Poker’s Yellow Brick Road
On the face of it, poker is a simple game, a game with only 52 variables and a rigid hand ranking system. But as the adage goes, it takes minutes to learn and a lifetime to master. Poker is, in fact, a complex game, requiring a multitude of diverse skills. The more you learn, the more you realize how much there is yet to learn. And the other confounding problem with poker is that there is no one right way to play this game. There is no magic formula. This game is successfully navigated with strategies as diverse as the players that employ them. What works for one player may be unsuccessful for another. To play this game well, you must discover what works for you. And like most worthwhile discoveries, that requires time, study, creativity, self-challenge, the ability to rebound from failure, and resolve.
On the professional tournament circuit, I invariably run into newer players who have reached a point of frustration with the game. They were apparently quick studies who learned the fundamentals at breakneck speed. They grasped the math and had some level of innate abilities that guided them through tricky table dynamics. They may have even had a number of modest successes in their early going. They had a vision that they were on a straight path to consistent wins and glory, a vision yet to be realized. Each feels that one big score will validate that they have arrived. For all their demonstrated promise, they have missed an important element of the game; poker is a journey, not a destination.
When I talk with the long time pros, the discussion almost always gravitates towards their personal poker journey; the constant reassessment of their game, a subtle discovery, or a new facet they are anxious to explore. At times, their journey is arduous. Even with WSOP bracelets dangling from their wrists, they sometimes have to backtrack over familiar terrain to discover something in the landscape they missed the first time around. But for every obstacle they overcome, there is learning; learning about the game and about themselves. Every insight is a victory, as golden as any bracelet. For many of the pros, there is no end game. The journey of discovery is everything.
A Different Poker Guide
I often wish that more poker books talked about the challenges and rewards of the journey, rather than the prevailing wisdom on how to play AK under the gun. But if you’re contemplating a life of professional poker, perhaps there is literature that can act as your guide.
Think about your quest to become a professional player as akin to Dorothy’s quest to be back by Auntie Em’s side. In the end, the Wizard of OZ did not have the power to send Dorothy home. The Scarecrow couldn’t think of the answer for her. As Glinda the good witch recounted, “She had to find it out for herself.”
The power to return home resided within Dorothy, but was only revealed through her journey down the meandering, yellow brick road. It took a long time, she had to battle a witch, she had a bad brush with poppies, and she constantly yearned for home. But along the way, Dorothy picked up some supportive friends and learned many things about life and, most importantly, about herself.
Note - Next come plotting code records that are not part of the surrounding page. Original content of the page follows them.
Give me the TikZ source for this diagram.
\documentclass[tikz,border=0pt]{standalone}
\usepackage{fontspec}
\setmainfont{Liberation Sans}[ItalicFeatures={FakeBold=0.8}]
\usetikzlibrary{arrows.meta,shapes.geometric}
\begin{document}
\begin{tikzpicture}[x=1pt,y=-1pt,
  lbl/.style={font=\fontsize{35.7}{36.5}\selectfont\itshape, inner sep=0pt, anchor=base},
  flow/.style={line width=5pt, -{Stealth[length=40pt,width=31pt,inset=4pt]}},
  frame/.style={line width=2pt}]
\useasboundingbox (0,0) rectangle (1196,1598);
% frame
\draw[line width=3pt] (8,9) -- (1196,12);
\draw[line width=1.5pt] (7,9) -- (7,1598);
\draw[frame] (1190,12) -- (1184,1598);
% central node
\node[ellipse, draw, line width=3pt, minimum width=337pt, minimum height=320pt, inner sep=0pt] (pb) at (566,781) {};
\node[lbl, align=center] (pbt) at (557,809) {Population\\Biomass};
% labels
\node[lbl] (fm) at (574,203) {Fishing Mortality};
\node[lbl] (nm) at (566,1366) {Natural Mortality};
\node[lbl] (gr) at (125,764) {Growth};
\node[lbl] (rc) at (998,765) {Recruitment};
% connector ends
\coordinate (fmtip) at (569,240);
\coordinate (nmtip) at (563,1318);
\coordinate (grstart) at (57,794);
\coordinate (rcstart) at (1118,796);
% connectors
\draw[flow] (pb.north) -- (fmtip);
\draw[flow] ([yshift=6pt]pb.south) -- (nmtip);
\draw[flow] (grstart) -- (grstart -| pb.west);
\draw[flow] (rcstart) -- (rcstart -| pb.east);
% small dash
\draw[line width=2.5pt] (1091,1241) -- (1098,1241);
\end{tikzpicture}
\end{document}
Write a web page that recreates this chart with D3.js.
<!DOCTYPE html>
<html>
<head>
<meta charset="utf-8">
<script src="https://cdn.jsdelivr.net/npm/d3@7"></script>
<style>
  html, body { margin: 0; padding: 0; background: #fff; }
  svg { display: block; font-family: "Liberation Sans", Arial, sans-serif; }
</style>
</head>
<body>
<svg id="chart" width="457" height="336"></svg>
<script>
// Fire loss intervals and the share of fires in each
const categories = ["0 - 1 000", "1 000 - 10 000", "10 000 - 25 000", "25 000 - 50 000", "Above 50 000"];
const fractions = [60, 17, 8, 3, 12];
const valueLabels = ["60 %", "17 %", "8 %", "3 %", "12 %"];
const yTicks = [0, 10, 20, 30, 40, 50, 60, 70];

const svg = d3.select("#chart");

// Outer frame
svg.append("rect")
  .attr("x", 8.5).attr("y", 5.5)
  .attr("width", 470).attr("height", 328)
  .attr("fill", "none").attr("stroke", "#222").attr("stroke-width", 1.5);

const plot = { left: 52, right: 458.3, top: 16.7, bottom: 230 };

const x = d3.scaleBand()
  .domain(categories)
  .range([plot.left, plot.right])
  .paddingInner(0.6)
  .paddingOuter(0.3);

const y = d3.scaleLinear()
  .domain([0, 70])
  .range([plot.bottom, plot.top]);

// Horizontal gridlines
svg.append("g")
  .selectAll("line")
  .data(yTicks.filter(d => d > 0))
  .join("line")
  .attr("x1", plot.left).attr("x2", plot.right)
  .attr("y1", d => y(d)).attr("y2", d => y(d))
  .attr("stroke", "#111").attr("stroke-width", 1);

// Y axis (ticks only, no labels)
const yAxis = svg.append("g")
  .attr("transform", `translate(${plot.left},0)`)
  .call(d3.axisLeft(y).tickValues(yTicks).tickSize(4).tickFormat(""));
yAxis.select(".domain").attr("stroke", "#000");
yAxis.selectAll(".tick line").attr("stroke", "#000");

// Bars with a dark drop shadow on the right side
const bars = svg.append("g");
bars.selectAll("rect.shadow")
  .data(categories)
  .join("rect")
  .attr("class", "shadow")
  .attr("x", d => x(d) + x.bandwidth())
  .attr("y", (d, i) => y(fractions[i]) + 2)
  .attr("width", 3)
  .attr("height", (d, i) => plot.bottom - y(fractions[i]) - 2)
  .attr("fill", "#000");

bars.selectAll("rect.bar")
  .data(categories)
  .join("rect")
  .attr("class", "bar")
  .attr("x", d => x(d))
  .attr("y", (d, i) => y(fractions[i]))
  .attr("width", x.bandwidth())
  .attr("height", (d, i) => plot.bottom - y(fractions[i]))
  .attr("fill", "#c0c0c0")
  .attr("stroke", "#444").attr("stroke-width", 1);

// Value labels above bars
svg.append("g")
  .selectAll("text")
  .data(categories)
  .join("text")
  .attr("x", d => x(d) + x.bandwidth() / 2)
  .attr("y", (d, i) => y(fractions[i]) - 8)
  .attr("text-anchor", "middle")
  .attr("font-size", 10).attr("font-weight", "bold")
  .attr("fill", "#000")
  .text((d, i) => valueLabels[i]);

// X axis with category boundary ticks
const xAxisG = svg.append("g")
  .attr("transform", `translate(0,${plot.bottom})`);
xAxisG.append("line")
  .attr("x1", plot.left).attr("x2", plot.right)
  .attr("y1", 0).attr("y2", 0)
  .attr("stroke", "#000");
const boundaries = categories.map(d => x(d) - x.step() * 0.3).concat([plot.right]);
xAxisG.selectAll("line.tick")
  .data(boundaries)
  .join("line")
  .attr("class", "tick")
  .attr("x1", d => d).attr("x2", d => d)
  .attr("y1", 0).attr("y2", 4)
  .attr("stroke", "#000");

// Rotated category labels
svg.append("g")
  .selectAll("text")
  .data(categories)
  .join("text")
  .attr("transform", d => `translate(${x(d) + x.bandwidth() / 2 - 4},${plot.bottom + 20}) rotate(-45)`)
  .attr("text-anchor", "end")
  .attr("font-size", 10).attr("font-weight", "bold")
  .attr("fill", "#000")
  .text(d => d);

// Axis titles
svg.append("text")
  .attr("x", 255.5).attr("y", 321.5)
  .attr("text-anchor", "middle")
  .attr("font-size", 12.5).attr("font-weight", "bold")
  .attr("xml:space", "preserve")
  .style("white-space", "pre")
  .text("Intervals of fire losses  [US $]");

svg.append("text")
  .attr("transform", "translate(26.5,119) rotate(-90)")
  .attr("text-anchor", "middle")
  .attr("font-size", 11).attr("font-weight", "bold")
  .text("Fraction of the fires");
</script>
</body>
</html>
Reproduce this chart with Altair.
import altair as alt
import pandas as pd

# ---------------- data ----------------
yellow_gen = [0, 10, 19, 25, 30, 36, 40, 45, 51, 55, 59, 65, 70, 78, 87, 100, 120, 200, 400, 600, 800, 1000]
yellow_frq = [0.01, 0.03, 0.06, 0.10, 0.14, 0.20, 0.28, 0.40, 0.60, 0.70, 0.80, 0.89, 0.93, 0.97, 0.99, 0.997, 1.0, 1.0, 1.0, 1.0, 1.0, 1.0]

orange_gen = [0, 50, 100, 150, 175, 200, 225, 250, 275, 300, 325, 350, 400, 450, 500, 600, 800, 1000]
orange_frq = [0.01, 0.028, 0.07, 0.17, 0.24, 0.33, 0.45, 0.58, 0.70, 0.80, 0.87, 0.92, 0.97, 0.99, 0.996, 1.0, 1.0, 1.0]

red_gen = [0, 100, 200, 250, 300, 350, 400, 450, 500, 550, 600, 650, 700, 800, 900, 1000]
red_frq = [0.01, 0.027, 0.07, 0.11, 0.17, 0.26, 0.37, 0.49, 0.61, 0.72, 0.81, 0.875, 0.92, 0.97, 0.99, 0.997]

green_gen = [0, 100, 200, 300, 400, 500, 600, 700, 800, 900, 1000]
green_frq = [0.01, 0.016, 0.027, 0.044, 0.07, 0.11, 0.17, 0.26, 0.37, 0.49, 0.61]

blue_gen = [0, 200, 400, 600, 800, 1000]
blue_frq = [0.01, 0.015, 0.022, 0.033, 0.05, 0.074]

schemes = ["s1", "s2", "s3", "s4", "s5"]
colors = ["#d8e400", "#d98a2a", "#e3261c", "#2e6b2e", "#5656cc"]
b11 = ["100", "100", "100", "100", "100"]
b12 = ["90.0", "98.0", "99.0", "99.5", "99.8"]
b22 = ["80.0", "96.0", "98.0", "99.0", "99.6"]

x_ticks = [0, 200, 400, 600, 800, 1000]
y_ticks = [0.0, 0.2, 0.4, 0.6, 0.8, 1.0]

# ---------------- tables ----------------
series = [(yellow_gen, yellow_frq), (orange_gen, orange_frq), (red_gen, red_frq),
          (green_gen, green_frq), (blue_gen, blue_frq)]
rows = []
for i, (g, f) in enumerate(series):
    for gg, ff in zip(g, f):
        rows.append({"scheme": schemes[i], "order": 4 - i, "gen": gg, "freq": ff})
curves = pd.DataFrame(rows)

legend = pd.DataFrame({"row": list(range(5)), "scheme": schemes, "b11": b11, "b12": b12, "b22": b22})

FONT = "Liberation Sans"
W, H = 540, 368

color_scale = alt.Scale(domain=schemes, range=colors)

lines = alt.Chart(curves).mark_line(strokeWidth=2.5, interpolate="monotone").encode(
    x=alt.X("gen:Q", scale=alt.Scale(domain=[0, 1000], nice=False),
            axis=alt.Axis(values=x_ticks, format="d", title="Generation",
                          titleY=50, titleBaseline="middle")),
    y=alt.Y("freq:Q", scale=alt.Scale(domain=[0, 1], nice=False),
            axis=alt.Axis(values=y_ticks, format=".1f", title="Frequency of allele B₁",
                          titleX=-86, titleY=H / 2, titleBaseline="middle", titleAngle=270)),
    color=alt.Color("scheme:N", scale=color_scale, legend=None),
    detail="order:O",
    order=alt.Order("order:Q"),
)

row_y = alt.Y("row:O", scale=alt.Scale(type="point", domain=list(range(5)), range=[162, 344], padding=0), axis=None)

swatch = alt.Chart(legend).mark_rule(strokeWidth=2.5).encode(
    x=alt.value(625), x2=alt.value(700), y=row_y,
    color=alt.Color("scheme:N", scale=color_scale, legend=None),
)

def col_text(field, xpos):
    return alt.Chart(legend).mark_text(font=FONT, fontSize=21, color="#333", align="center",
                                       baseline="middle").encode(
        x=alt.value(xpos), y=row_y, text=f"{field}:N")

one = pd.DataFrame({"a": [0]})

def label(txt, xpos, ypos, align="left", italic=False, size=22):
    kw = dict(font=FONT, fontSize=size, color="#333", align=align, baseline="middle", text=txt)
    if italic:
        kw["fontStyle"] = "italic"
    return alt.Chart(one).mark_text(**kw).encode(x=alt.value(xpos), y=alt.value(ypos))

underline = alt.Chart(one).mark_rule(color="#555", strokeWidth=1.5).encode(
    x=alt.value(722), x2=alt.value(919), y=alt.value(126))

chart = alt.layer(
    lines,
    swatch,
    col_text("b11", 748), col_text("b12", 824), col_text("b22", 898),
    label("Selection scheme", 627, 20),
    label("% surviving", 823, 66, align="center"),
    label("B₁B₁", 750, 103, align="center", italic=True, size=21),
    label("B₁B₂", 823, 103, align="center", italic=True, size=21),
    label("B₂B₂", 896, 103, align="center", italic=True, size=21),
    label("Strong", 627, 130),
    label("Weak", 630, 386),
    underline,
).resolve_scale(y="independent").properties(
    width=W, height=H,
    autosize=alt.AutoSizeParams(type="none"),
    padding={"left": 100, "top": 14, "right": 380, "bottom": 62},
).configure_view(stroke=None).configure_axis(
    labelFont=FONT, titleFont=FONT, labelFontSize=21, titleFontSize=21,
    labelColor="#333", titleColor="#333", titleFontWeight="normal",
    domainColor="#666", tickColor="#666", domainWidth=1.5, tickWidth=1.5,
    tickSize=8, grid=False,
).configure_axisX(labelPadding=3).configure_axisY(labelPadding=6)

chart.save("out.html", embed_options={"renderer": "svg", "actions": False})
Specifically, Dorothy learned to ask for directions when she got lost. At a confusing crossroad, she turned to the scarecrow for advice. There are times when we lose our way in poker. We hit a plateau and our progress is slowed or halted. Or sometimes we believe we are playing in the manner we are accustomed, but something is amiss. Every losing hand and frustrating moment betrays we’ve lost our way. Get advice. Join a study group. Read books. Once you are aware of the paths that lead back to your main road, you will be able to find the right one for you.
Dorothy learned that a mistake could be turned into something positive. Dorothy and company wandered into a forest of vicious, gnarly apple trees. Instead of calling it quits, blaming others for the situation, or bemoaning her fate, Dorothy taunted the trees into throwing apples at the hungry crew. In the end, she was better off for stumbling into a dangerous situation. In poker, mistakes are only fatal if unrecognized. We have the potential to do our best learning from our mistakes.
Not everyone has the same goals. Not everyone makes the same journey. The Munchkins were happy in Munchkin Land. Dorothy’s traveling companions achieved their goals in OZ. But Dorothy still had to make her way back to Kansas to achieve hers. If you find a spot along your poker journey that suits you, there is nothing wrong with settling there. If you are happy with a competitive recreational game, why take on the professional journey?
In Dorothy’s case it might have been poppy-induced, but when you’re tired, you need to rest. There will be times on your journey when you will be tired and listless. Take a break. Do something else. Poker is a tough game, requiring focus and concentration. As tough as it is to execute a good poker game, learning one is even harder. You’ll make better time on your journey once you’re rested.
Dorothy traveled with friends. Collaboration is a powerful tool for learning. So much of poker is individual and oftentimes, lonely. It’s good to find like minded travelers.
Dorothy traveled light. If you’re carrying a lot of baggage, you won’t get very far. If you have obligations and needs that aren’t being met by spending time on the felt, don’t make the trip. Poker is not the most important journey in life and maybe it isn’t yours.
But most of all, Dorothy learned that she was stronger than she thought. She challenged the prevailing wisdom of the Wizard. She defeated the wicked witch. And she tapped the powers within to find her way home.
Poker is not a destination. Poker isn’t Kansas. Poker is a journey of learning, self-discovery and challenge.